### Task goal
Return the data exactly, with all pictures removed.

---

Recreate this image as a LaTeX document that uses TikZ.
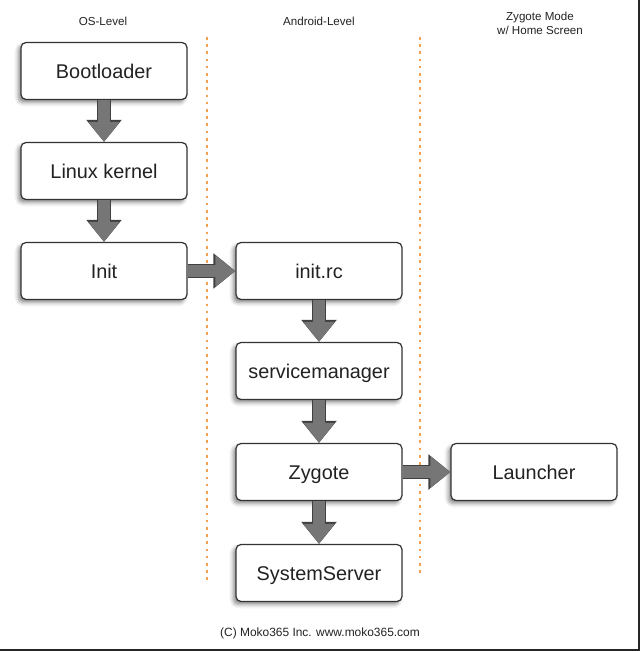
\documentclass[tikz,border=0pt]{standalone}
\usepackage{fontspec}
\setmainfont{Liberation Sans}
\usepackage{xcolor}
\usepackage{tikz}
\usetikzlibrary{arrows.meta,shadows.blur}
\definecolor{laneorange}{RGB}{244,160,80}
\definecolor{arrowgray}{RGB}{118,118,118}
\definecolor{textgray}{RGB}{34,34,34}

\begin{document}
\begin{tikzpicture}[node distance=2cm, auto]
    \tikzstyle{stage} = [rectangle, rounded corners=0.1cm, minimum width=3.32cm, minimum height=1.14cm, text centered, text height=8.3pt, text depth=0.3pt, draw=black!80, line width=0.7pt, fill=white, text=textgray, font=\fontsize{11.3}{13.5}\selectfont, blur shadow={shadow xshift=-1.6pt, shadow yshift=-1.8pt, shadow blur radius=2.2pt, shadow opacity=45}]
    \tikzstyle{flow} = [-{Triangle[width=0.6cm, length=0.4cm]}, line width=0.24cm, draw=arrowgray, preaction={draw=black!75, line width=0.28cm, -{Triangle[width=0.68cm, length=0.44cm]}}]
    \tikzstyle{lane} = [draw=laneorange, line width=1.3pt, dash pattern=on 1.5pt off 2.6pt]
    \tikzstyle{heading} = [text=textgray, align=center, font=\fontsize{6.6}{7.6}\selectfont]

    \useasboundingbox (0,0) rectangle (12.8,-13.02);

    % Column headings
    \node [heading] (oslevel) at (2.06,-0.42) {OS-Level};
    \node [heading] (androidlevel) at (6.38,-0.42) {Android-Level};
    \node [heading] (zygotemode) at (10.8,-0.47) {Zygote Mode\\w/ Home Screen};

    % Lane separators
    \coordinate (laneAtop) at (4.14,-0.74);
    \coordinate (laneAbot) at (4.14,-11.66);
    \coordinate (laneBtop) at (8.4,-0.74);
    \coordinate (laneBbot) at (8.4,-11.46);
    \draw [lane] (laneAtop) -- (laneAbot);
    \draw [lane] (laneBtop) -- (laneBbot);

    % OS level
    \node [stage] (bootloader) at (2.08,-1.42) {Bootloader};
    \node [stage, below of=bootloader] (kernel) {Linux kernel};
    \node [stage, below of=kernel] (init) {Init};

    % Android level
    \node [stage, right of=init, xshift=2.3cm] (initrc) {init.rc};
    \node [stage, below of=initrc] (servicemgr) {servicemanager};
    \node [stage, below of=servicemgr, yshift=-0.02cm] (zygote) {Zygote};
    \node [stage, below of=zygote, yshift=-0.02cm] (sysserver) {SystemServer};

    % Home screen
    \node [stage, right of=zygote, xshift=2.3cm] (launcher) {Launcher};

    % Arrows
    \draw [flow] (bootloader) -- (kernel);
    \draw [flow] (kernel) -- (init);
    \draw [flow] (init) -- (initrc);
    \draw [flow] (initrc) -- (servicemgr);
    \draw [flow] (servicemgr) -- (zygote);
    \draw [flow] (zygote) -- (sysserver);
    \draw [flow] (zygote) -- (launcher);

    % Footer
    \node [heading, font=\fontsize{6.8}{8}\selectfont] (credit) at (6.4,-12.66) {(C) Moko365 Inc. www.moko365.com};

    % Frame edge
    \coordinate (edgeBL) at (0,-13.0);
    \coordinate (edgeBR) at (12.78,-13.0);
    \coordinate (edgeTR) at (12.78,0);
    \draw [black!85, line width=0.6pt] (edgeBL) -- (edgeBR) -- (edgeTR);
\end{tikzpicture}
\end{document}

---

### Solution to the exercise
Recreate this image as a LaTeX document that uses TikZ.
\documentclass[tikz,border=0pt]{standalone}
\usepackage{fontspec}
\setmainfont{Liberation Sans}
\usepackage{xcolor}
\usepackage{tikz}
\usetikzlibrary{arrows.meta,shadows.blur}
\definecolor{laneorange}{RGB}{244,160,80}
\definecolor{arrowgray}{RGB}{118,118,118}
\definecolor{textgray}{RGB}{34,34,34}

\begin{document}
\begin{tikzpicture}[node distance=2cm, auto]
    \tikzstyle{stage} = [rectangle, rounded corners=0.1cm, minimum width=3.32cm, minimum height=1.14cm, text centered, text height=8.3pt, text depth=0.3pt, draw=black!80, line width=0.7pt, fill=white, text=textgray, font=\fontsize{11.3}{13.5}\selectfont, blur shadow={shadow xshift=-1.6pt, shadow yshift=-1.8pt, shadow blur radius=2.2pt, shadow opacity=45}]
    \tikzstyle{flow} = [-{Triangle[width=0.6cm, length=0.4cm]}, line width=0.24cm, draw=arrowgray, preaction={draw=black!75, line width=0.28cm, -{Triangle[width=0.68cm, length=0.44cm]}}]
    \tikzstyle{lane} = [draw=laneorange, line width=1.3pt, dash pattern=on 1.5pt off 2.6pt]
    \tikzstyle{heading} = [text=textgray, align=center, font=\fontsize{6.6}{7.6}\selectfont]

    \useasboundingbox (0,0) rectangle (12.8,-13.02);

    % Column headings
    \node [heading] (oslevel) at (2.06,-0.42) {OS-Level};
    \node [heading] (androidlevel) at (6.38,-0.42) {Android-Level};
    \node [heading] (zygotemode) at (10.8,-0.47) {Zygote Mode\\w/ Home Screen};

    % Lane separators
    \coordinate (laneAtop) at (4.14,-0.74);
    \coordinate (laneAbot) at (4.14,-11.66);
    \coordinate (laneBtop) at (8.4,-0.74);
    \coordinate (laneBbot) at (8.4,-11.46);
    \draw [lane] (laneAtop) -- (laneAbot);
    \draw [lane] (laneBtop) -- (laneBbot);

    % OS level
    \node [stage] (bootloader) at (2.08,-1.42) {Bootloader};
    \node [stage, below of=bootloader] (kernel) {Linux kernel};
    \node [stage, below of=kernel] (init) {Init};

    % Android level
    \node [stage, right of=init, xshift=2.3cm] (initrc) {init.rc};
    \node [stage, below of=initrc] (servicemgr) {servicemanager};
    \node [stage, below of=servicemgr, yshift=-0.02cm] (zygote) {Zygote};
    \node [stage, below of=zygote, yshift=-0.02cm] (sysserver) {SystemServer};

    % Home screen
    \node [stage, right of=zygote, xshift=2.3cm] (launcher) {Launcher};

    % Arrows
    \draw [flow] (bootloader) -- (kernel);
    \draw [flow] (kernel) -- (init);
    \draw [flow] (init) -- (initrc);
    \draw [flow] (initrc) -- (servicemgr);
    \draw [flow] (servicemgr) -- (zygote);
    \draw [flow] (zygote) -- (sysserver);
    \draw [flow] (zygote) -- (launcher);

    % Footer
    \node [heading, font=\fontsize{6.8}{8}\selectfont] (credit) at (6.4,-12.66) {(C) Moko365 Inc. www.moko365.com};

    % Frame edge
    \coordinate (edgeBL) at (0,-13.0);
    \coordinate (edgeBR) at (12.78,-13.0);
    \coordinate (edgeTR) at (12.78,0);
    \draw [black!85, line width=0.6pt] (edgeBL) -- (edgeBR) -- (edgeTR);
\end{tikzpicture}
\end{document}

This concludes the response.